Follow TV Tropes

Following

Series / The Comeback

Go To

https://static.tvtropes.org/pmwiki/pub/images/the_comeback.jpg

A 2005 HBO comedy from Lisa Kudrow and Sex and the City producer Michael Patrick King.

It stars Kudrow as has-been sitcom actress Valerie Cherish, who is poised to make a comeback by starring in not one but two new shows. She is given the chance to star in her own reality show that would document her every day life including her new job as a lead in a new sitcom called Room and Bored. However, things don't go as planned with either show. The writers of Room and Bored rewrite Valerie's character, changing her from a sexy businesswoman into the frumpy aunt of one of the show's younger cast members. Meanwhile, Valerie complicates the jobs of her reality show crew by misunderstanding how documentary filmmaking works and constantly asking for cuts and retakes.

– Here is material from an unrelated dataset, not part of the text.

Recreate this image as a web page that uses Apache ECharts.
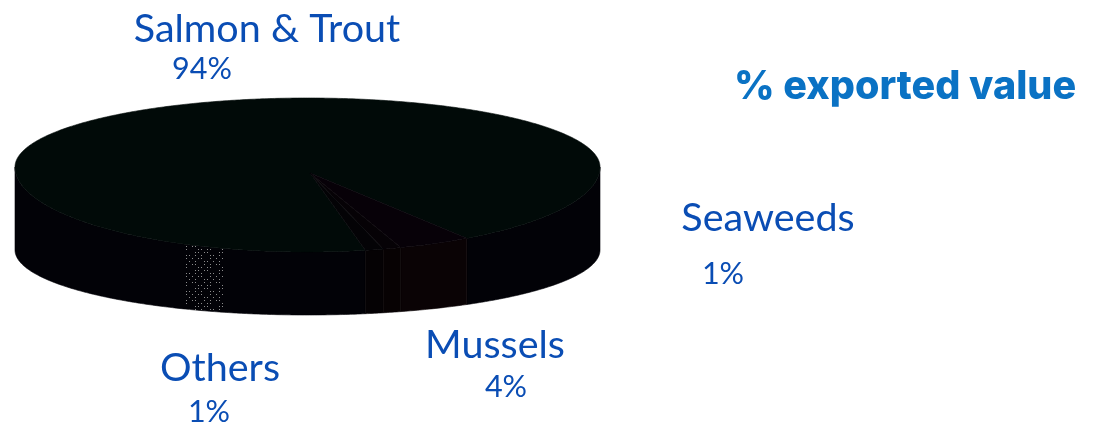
<!DOCTYPE html>
<html>
<head>
<meta charset="utf-8">
<style>html,body{margin:0;padding:0;background:#fff}#chart{width:1093px;height:424px}</style>
<script src="https://cdn.jsdelivr.net/npm/echarts@6/dist/echarts.min.js"></script>
</head>
<body>
<div id="chart"></div>
<script>
// Share of exported value by product group
const categories = ['Salmon & Trout', 'Mussels', 'Seaweeds', 'Others'];
const shares = [94, 4, 1, 1];
const chartTitle = '% exported value';

// Colours of each slice: top surface and outer wall
const topColors = ['#010a08', '#070108', '#060206', '#040306'];
const wallColors = ['#020207', '#0a0305', '#070203', '#050204'];

// Label centres: [name x, name y, value x, value y]
const labelAnchors = [
  [267, 29, 202, 69],
  [495, 345, 506, 387],
  [768, 218, 723, 274],
  [220, 368, 209, 412]
];

// Disc geometry in pixels; the nearer half of the disc is drawn taller
const disc = { cx: 307.5, rx: 292.5, topCy: 167, backRy: 69, frontRy: 85, bottomCy: 250, bottomRy: 65, apexX: 310, apexY: 173 };
const startDeg = 78.6;

const rad = d => d * Math.PI / 180;

function topPoint(deg) {
  const s = Math.sin(rad(deg));
  return [disc.cx + disc.rx * Math.cos(rad(deg)), disc.topCy + (s > 0 ? disc.frontRy : disc.backRy) * s];
}
function bottomPoint(deg) {
  return [disc.cx + disc.rx * Math.cos(rad(deg)), disc.bottomCy + disc.bottomRy * Math.sin(rad(deg))];
}
function arc(fn, a, b) {
  const pts = [];
  const n = Math.max(2, Math.ceil(Math.abs(b - a) * 2));
  for (let i = 0; i <= n; i++) pts.push(fn(a + (b - a) * i / n));
  return pts;
}
// Front-facing wall between two angles, limited to the visible 0-180 range
function wallPolygon(a, b) {
  const from = Math.max(a, 0), to = Math.min(b, 180);
  if (to <= from) return null;
  return arc(topPoint, from, to).concat(arc(bottomPoint, to, from));
}

// Slice angle ranges, clockwise on screen
const total = shares.reduce((s, v) => s + v, 0);
let cursor = startDeg;
const sliceRanges = shares.map(v => {
  const range = [cursor, cursor + v / total * 360];
  cursor = range[1];
  return range;
});

// Sparse dots for the speckled highlight on the wall
function speckle() {
  const c = document.createElement('canvas');
  c.width = 24; c.height = 18;
  const g = c.getContext('2d');
  g.fillStyle = '#8c8c8c';
  for (let y = 0; y < 18; y += 3) {
    for (let x = 0; x < 24; x += 3) {
      if ((x * 5 + y * 7) % 4 !== 1 && (x + y) % 9 !== 0) g.fillRect(x, y, 1, 1);
    }
  }
  return c;
}
const sheenRange = [106.4, 114.8];

function renderWall(params) {
  const [a, b] = sliceRanges[params.dataIndex];
  const children = [];
  [[a, b], [a - 360, b - 360]].forEach(([p, q]) => {
    const pts = wallPolygon(p, q);
    if (pts) children.push({ type: 'polygon', shape: { points: pts }, style: { fill: wallColors[params.dataIndex], stroke: wallColors[params.dataIndex], lineWidth: 0.6 } });
  });
  if (params.dataIndex === 0) {
    children.push({ type: 'polygon', shape: { points: wallPolygon(sheenRange[0], sheenRange[1]) }, style: { fill: { image: speckle(), repeat: 'repeat' } } });
  }
  return { type: 'group', children };
}

function renderTop(params) {
  const [a, b] = sliceRanges[params.dataIndex];
  const pts = [[disc.apexX, disc.apexY]].concat(arc(topPoint, a, b));
  const color = topColors[params.dataIndex];
  return { type: 'polygon', shape: { points: pts }, style: { fill: color, stroke: color, lineWidth: 0.6 } };
}

function renderLabel(params) {
  const [nx, ny, vx, vy] = labelAnchors[params.dataIndex];
  const base = { fontFamily: 'Lato', fill: '#0a4db4', align: 'center', verticalAlign: 'middle' };
  return {
    type: 'group',
    children: [
      { type: 'text', style: Object.assign({ text: categories[params.dataIndex], x: nx, y: ny, fontSize: 39.5 }, base) },
      { type: 'text', style: Object.assign({ text: shares[params.dataIndex] + '%', x: vx, y: vy, fontSize: 30.5 }, base) }
    ]
  };
}

const chart = echarts.init(document.getElementById('chart'), null, { renderer: 'canvas' });
chart.setOption({
  animation: false,
  backgroundColor: '#fff',
  title: {
    text: chartTitle,
    left: 734, top: 67, padding: 0,
    textStyle: { fontFamily: 'Inter', fontWeight: 800, fontSize: 39.5, color: '#0a72c4' }
  },
  series: [
    { type: 'custom', coordinateSystem: 'none', silent: true, renderItem: renderWall, data: shares, z: 1 },
    { type: 'custom', coordinateSystem: 'none', silent: true, renderItem: renderTop, data: shares, z: 2 },
    { type: 'custom', coordinateSystem: 'none', silent: true, renderItem: renderLabel, data: shares, z: 3 }
  ]
});
</script>
</body>
</html>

The show is presented in Mockumentary style, similar to the The Office. What sets it apart, however, is that the footage is shown in "raw" form, meaning that the viewer is seeing it as it's being filmed, untouched and uncut, before it gets edited and polished into a series. The actual reality series that the footage is being shot for isn't shown until the final episode, when Valerie is shown watching its premiere.

The Comeback initially lasted for only one season consisting of 13 episodes, and was cancelled due to low ratings and a lukewarm reception by critics. However, the show did garner three Emmy Award nominations, including one for Kudrow's performance. Retrospective reviews of the show have been much warmer, with EW calling it one of the best shows of the 2000s.

HBO ordered a second season of eight episodes nearly nine years after the show was canceled. The second season premiered November 9, 2014.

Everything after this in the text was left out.